STATED GOAL
Where a line holds the string "draw", return that line.

— BEGIN SUPPLIED DATA —

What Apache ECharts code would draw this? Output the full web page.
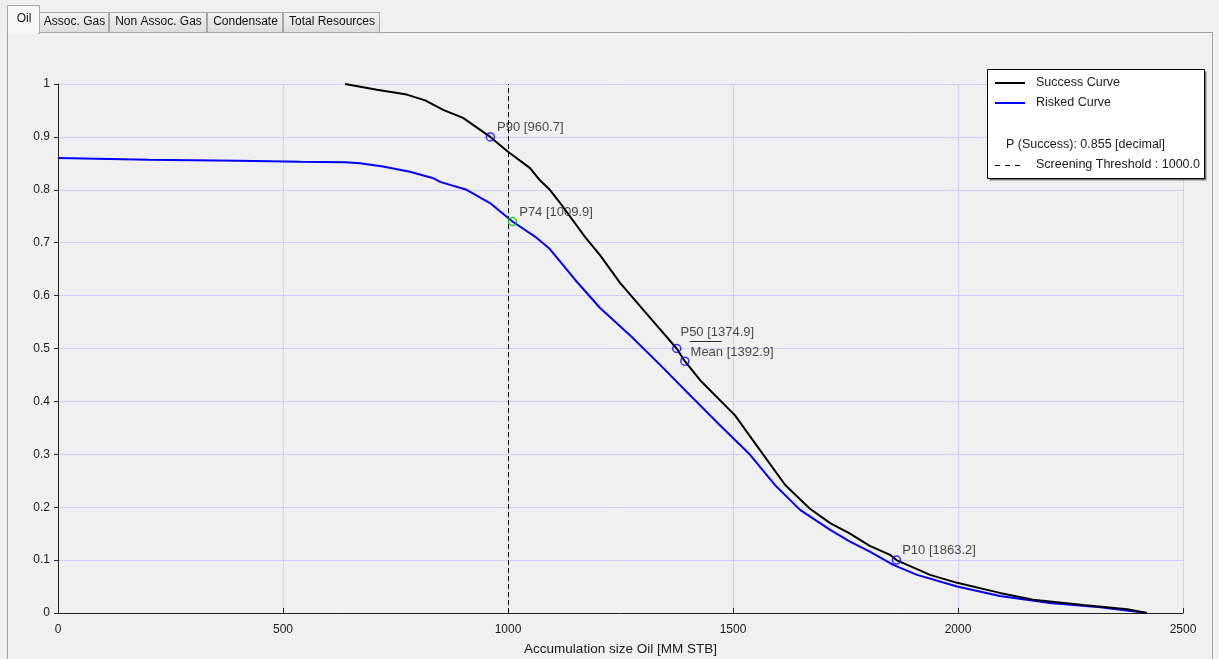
<!DOCTYPE html>
<html>
<head>
<meta charset="utf-8">
<script src="https://cdn.jsdelivr.net/npm/echarts@6/dist/echarts.min.js"></script>
<style>
html,body{margin:0;padding:0;background:#f0f0f0;}
#c{width:1219px;height:659px;}
</style>
</head>
<body>
<div id="c"></div>
<script>
// ---- data ----
var tabNames = ['Oil', 'Assoc. Gas', 'Non Assoc. Gas', 'Condensate', 'Total Resources'];
var xAxisTitle = 'Accumulation size Oil [MM STB]';
var successName = 'Success Curve';
var riskedName = 'Risked Curve';
var pSuccessText = 'P (Success): 0.855 [decimal]';
var thresholdText = 'Screening Threshold : 1000.0';
var threshold = 1000;

var successX = [638, 709, 775, 816, 856, 900, 960.7, 1000, 1049, 1071, 1093, 1116, 1171, 1204, 1249, 1316, 1374.9, 1392.9, 1427, 1504, 1560, 1616, 1671, 1716, 1760, 1804, 1849, 1863.2, 1938, 1998, 2093, 2167, 2278, 2376, 2420];
var successY = [1.0, 0.989, 0.980, 0.969, 0.951, 0.936, 0.900, 0.872, 0.841, 0.818, 0.800, 0.775, 0.711, 0.677, 0.624, 0.558, 0.500, 0.476, 0.440, 0.374, 0.308, 0.242, 0.197, 0.170, 0.150, 0.127, 0.110, 0.100, 0.072, 0.057, 0.038, 0.025, 0.015, 0.007, 0.0];

var riskedX = [0, 200, 400, 538, 638, 671, 722, 782, 834, 849, 908, 960, 1009.9, 1064, 1093, 1149, 1204, 1271, 1338, 1404, 1471, 1538, 1593, 1649, 1716, 1760, 1804, 1856, 1909, 1998, 2093, 2204, 2316, 2420];
var riskedY = [0.860, 0.857, 0.855, 0.853, 0.852, 0.850, 0.844, 0.834, 0.822, 0.815, 0.800, 0.775, 0.740, 0.709, 0.688, 0.630, 0.577, 0.525, 0.469, 0.412, 0.355, 0.299, 0.242, 0.195, 0.157, 0.135, 0.116, 0.091, 0.072, 0.050, 0.032, 0.019, 0.011, 0.0];

var markerNames = ['P90', 'P74', 'P50', 'Mean', 'P10'];
var markerX = [960.7, 1009.9, 1374.9, 1392.9, 1863.2];
var markerY = [0.900, 0.740, 0.500, 0.476, 0.100];

// ---- styling ----
var FONT = 'Liberation Sans, Arial, sans-serif';
var TXT = '#1a1a1a';
var GRID = '#cfcffc';
var markerStyle = {
  'P90': {color: '#0000ff', off: [0, -9]},
  'P74': {color: '#00c800', off: [0, -9]},
  'P50': {color: '#0000ff', off: [-3, -16]},
  'Mean': {color: '#0000ff', off: [-1, -9]},
  'P10': {color: '#0000ff', off: [-1, -10]}
};

function zip(xs, ys) { return xs.map(function (x, i) { return [x, ys[i]]; }); }

var markerData = markerNames.map(function (n, i) {
  var s = markerStyle[n];
  return {
    name: n,
    value: [markerX[i], markerY[i]],
    itemStyle: {color: 'rgba(0,0,0,0)', borderColor: s.color, borderWidth: 1.5},
    label: {offset: s.off}
  };
});

// tabs & panel graphic
var tabX = [7, 39, 109, 207, 283, 380];
var deco = [];
deco.push({type: 'polyline', z: 1, shape: {points: [[7.5, 659], [7.5, 32.5], [1212.5, 32.5], [1212.5, 659]]}, style: {fill: null, stroke: '#a0a0a0', lineWidth: 1}});
for (var i = tabNames.length - 1; i >= 0; i--) {
  var sel = i === 0;
  var x0 = tabX[i], x1 = tabX[i + 1] - (sel ? 0 : 1);
  var tabTop = sel ? 5 : 12;
  deco.push({
    type: 'rect', z: sel ? 3 : 2,
    shape: {x: x0 + 0.5, y: tabTop + 0.5, width: x1 - x0, height: (sel ? 33 : 32) - tabTop},
    style: {
      fill: sel ? '#f7f7f7' : new echarts.graphic.LinearGradient(0, 0, 0, 1, [{offset: 0, color: '#f3f3f3'}, {offset: 1, color: '#dcdcdc'}]),
      stroke: '#a6a6a6', lineWidth: 1
    }
  });
  deco.push({
    type: 'text', z: 4,
    style: {text: tabNames[i], x: (x0 + x1) / 2 + 1, y: sel ? 19 : 22, align: 'center', verticalAlign: 'middle', font: '12px ' + FONT, fill: '#111'}
  });
}
deco.push({type: 'line', z: 4, shape: {x1: 8, y1: 33.5, x2: 38, y2: 33.5}, style: {stroke: '#f7f7f7', lineWidth: 2}});

// legend box graphic
var LX = 987, LY = 69, LF = '12.5px ' + FONT;
deco.push(
  {type: 'rect', z: 20, shape: {x: LX + 2.5, y: LY + 2.5, width: 217, height: 109}, style: {fill: '#7a7a7a'}},
  {type: 'rect', z: 21, shape: {x: LX + 0.5, y: LY + 0.5, width: 217, height: 109}, style: {fill: '#ffffff', stroke: '#000', lineWidth: 1}},
  {type: 'line', z: 22, shape: {x1: LX + 8, y1: LY + 14, x2: LX + 38, y2: LY + 14}, style: {stroke: '#000', lineWidth: 2}},
  {type: 'text', z: 22, style: {text: successName, x: LX + 49, y: LY + 14, verticalAlign: 'middle', font: LF, fill: TXT}},
  {type: 'line', z: 22, shape: {x1: LX + 8, y1: LY + 34, x2: LX + 38, y2: LY + 34}, style: {stroke: '#0000ff', lineWidth: 2}},
  {type: 'text', z: 22, style: {text: riskedName, x: LX + 49, y: LY + 34, verticalAlign: 'middle', font: LF, fill: TXT}},
  {type: 'text', z: 22, style: {text: pSuccessText, x: LX + 19, y: LY + 76, verticalAlign: 'middle', font: LF, fill: TXT}},
  {type: 'line', z: 22, shape: {x1: LX + 8, y1: LY + 96.5, x2: LX + 38, y2: LY + 96.5}, style: {stroke: '#000', lineWidth: 1, lineDash: [5, 5]}},
  {type: 'text', z: 22, style: {text: thresholdText, x: LX + 49, y: LY + 96, verticalAlign: 'middle', font: LF, fill: TXT}}
);

var plain = function (v) { return String(v); };

var chart = echarts.init(document.getElementById('c'), null, {renderer: 'canvas'});
chart.setOption({
  animation: false,
  backgroundColor: '#f0f0f0',
  textStyle: {fontFamily: FONT},
  grid: {left: 58, top: 84, width: 1125, height: 529, containLabel: false, outerBoundsMode: 'none'},
  xAxis: {
    type: 'value', min: 0, max: 2500, interval: 500,
    name: xAxisTitle, nameLocation: 'middle', nameGap: 29,
    nameTextStyle: {fontSize: 13.5, color: TXT, fontFamily: FONT},
    axisLine: {show: true, onZero: false, lineStyle: {color: '#222', width: 1}},
    axisTick: {show: true, inside: true, length: 5, lineStyle: {color: '#222'}},
    axisLabel: {fontSize: 12, color: TXT, margin: 11, fontFamily: FONT, formatter: plain},
    splitLine: {show: true, showMinLine: false, showMaxLine: true, lineStyle: {color: GRID, width: 1}}
  },
  yAxis: {
    type: 'value', min: 0, max: 1, interval: 0.1,
    axisLine: {show: true, onZero: false, lineStyle: {color: '#222', width: 1}},
    axisTick: {show: true, inside: false, length: 4, lineStyle: {color: '#222'}},
    axisLabel: {fontSize: 12, color: TXT, margin: 8, fontFamily: FONT, formatter: plain},
    splitLine: {show: true, showMinLine: false, showMaxLine: true, lineStyle: {color: GRID, width: 1}}
  },
  series: [
    {
      name: successName, type: 'line', data: zip(successX, successY), showSymbol: false, z: 3,
      lineStyle: {color: '#000', width: 2}, itemStyle: {color: '#000'},
      markLine: {
        silent: true, symbol: 'none', label: {show: false},
        lineStyle: {color: '#000', width: 1, type: [5, 3]},
        data: [[{coord: [threshold, 0]}, {coord: [threshold, 1]}]]
      }
    },
    {
      name: riskedName, type: 'line', data: zip(riskedX, riskedY), showSymbol: false, z: 2,
      lineStyle: {color: '#0000ff', width: 2}, itemStyle: {color: '#0000ff'}
    },
    {
      name: 'markers', type: 'scatter', data: markerData, symbol: 'circle', symbolSize: 8, z: 5,
      label: {
        show: true, position: 'right', distance: 2, fontSize: 13, color: TXT, fontFamily: FONT,
        formatter: function (p) { return p.name + ' [' + p.value[0].toFixed(1) + ']'; }
      }
    }
  ],
  graphic: {elements: deco}
});

// short rule under the P50 label, as in the original
var p50 = chart.convertToPixel({gridIndex: 0}, [markerX[2], markerY[2]]);
chart.setOption({graphic: {elements: deco.concat([
  {type: 'line', z: 6, shape: {x1: p50[0] + 13, y1: Math.round(p50[1]) - 7.5, x2: p50[0] + 45, y2: Math.round(p50[1]) - 7.5}, style: {stroke: '#333', lineWidth: 1}}
])}});
</script>
</body>
</html>
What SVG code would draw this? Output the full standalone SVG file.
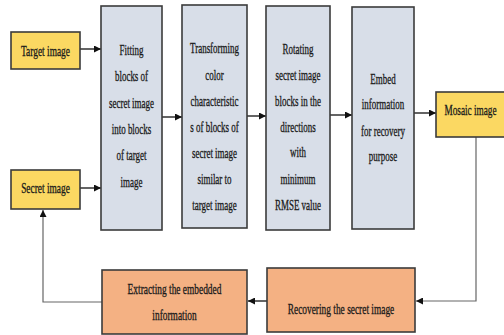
<svg xmlns="http://www.w3.org/2000/svg" width="504" height="335" viewBox="0 0 504 335">
<defs>
<marker id="ah" viewBox="0 0 10 10" refX="10" refY="5" markerWidth="7" markerHeight="7" markerUnits="userSpaceOnUse" orient="auto">
<path d="M0,0 L10,5 L0,10 z" fill="#111"/>
</marker>
<style>
.box{stroke:#3b3b3b;stroke-width:1.6}
.y{fill:#FBD862}
.g{fill:#D8DEE8}
.o{fill:#F4B183}
text{font-family:"Liberation Serif","Times New Roman",serif;font-size:13.8px;fill:#1a1a1a;stroke:#1a1a1a;stroke-width:0.3;text-anchor:middle}
.c{fill:none;stroke:#222;stroke-width:1.4}
.cl{fill:none;stroke:#666;stroke-width:1.2}
</style>
</defs>
<rect width="504" height="335" fill="#fff"/>
<g id="connectors">
<path class="c" d="M80,49 H101" marker-end="url(#ah)"/>
<path class="c" d="M80,188 H101" marker-end="url(#ah)"/>
<path class="c" d="M162,117 H182" marker-end="url(#ah)"/>
<path class="c" d="M247,116 H266" marker-end="url(#ah)"/>
<path class="c" d="M330,115 H352" marker-end="url(#ah)"/>
<path class="c" d="M414,113 H436" marker-end="url(#ah)"/>
<path class="cl" d="M476,137 V301 H416" marker-end="url(#ah)"/>
<path class="c" d="M267,301 H248" marker-end="url(#ah)"/>
<path class="cl" d="M102,302 H43 V210" marker-end="url(#ah)"/>
</g>
<g id="target">
<rect class="box y" x="11" y="32" width="69" height="37"/>
<text transform="matrix(0.68 0 0 1 45.5 56)">Target image</text>
</g>
<g id="secret">
<rect class="box y" x="11" y="170" width="69" height="39"/>
<text transform="matrix(0.68 0 0 1 45.5 193)">Secret image</text>
</g>
<g id="fitting">
<rect class="box g" x="101" y="6" width="61" height="224"/>
<text transform="matrix(0.65 0 0 1 131.5 0)"><tspan x="0" y="55">Fitting</tspan><tspan x="0" y="81.5">blocks of</tspan><tspan x="0" y="108">secret image</tspan><tspan x="0" y="134">into blocks</tspan><tspan x="0" y="160.5">of target</tspan><tspan x="0" y="187">image</tspan></text>
</g>
<g id="transforming">
<rect class="box g" x="182" y="5" width="65" height="223"/>
<text transform="matrix(0.65 0 0 1 214.5 0)"><tspan x="0" y="53">Transforming</tspan><tspan x="0" y="80">color</tspan><tspan x="0" y="106">characteristic</tspan><tspan x="0" y="132">s of blocks of</tspan><tspan x="0" y="158">secret image</tspan><tspan x="0" y="184">similar to</tspan><tspan x="0" y="210">target image</tspan></text>
</g>
<g id="rotating">
<rect class="box g" x="266" y="6" width="64" height="224"/>
<text transform="matrix(0.65 0 0 1 298 0)"><tspan x="0" y="54">Rotating</tspan><tspan x="0" y="80.5">secret image</tspan><tspan x="0" y="106">blocks in the</tspan><tspan x="0" y="132">directions</tspan><tspan x="0" y="157.5">with</tspan><tspan x="0" y="184">minimum</tspan><tspan x="0" y="210">RMSE value</tspan></text>
</g>
<g id="embed">
<rect class="box g" x="352" y="7" width="62" height="222"/>
<text transform="matrix(0.65 0 0 1 383 0)"><tspan x="0" y="84">Embed</tspan><tspan x="0" y="109.5">information</tspan><tspan x="0" y="136">for recovery</tspan><tspan x="0" y="161">purpose</tspan></text>
</g>
<g id="mosaic">
<rect class="box y" x="436" y="92" width="70" height="45"/>
<text transform="matrix(0.67 0 0 1 470.5 115)">Mosaic image</text>
</g>
<g id="recovering">
<rect class="box o" x="267" y="268" width="148" height="64"/>
<text transform="matrix(0.68 0 0 1 341 314)">Recovering the secret image</text>
</g>
<g id="extracting">
<rect class="box o" x="102" y="270" width="145" height="64"/>
<text transform="matrix(0.68 0 0 1 174.5 0)"><tspan x="0" y="294">Extracting the embedded</tspan><tspan x="0" y="320">information</tspan></text>
</g>
</svg>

— END SUPPLIED DATA —

SOLVED PROBLEM
What Apache ECharts code would draw this? Output the full web page.
What SVG code would draw this? Output the full standalone SVG file.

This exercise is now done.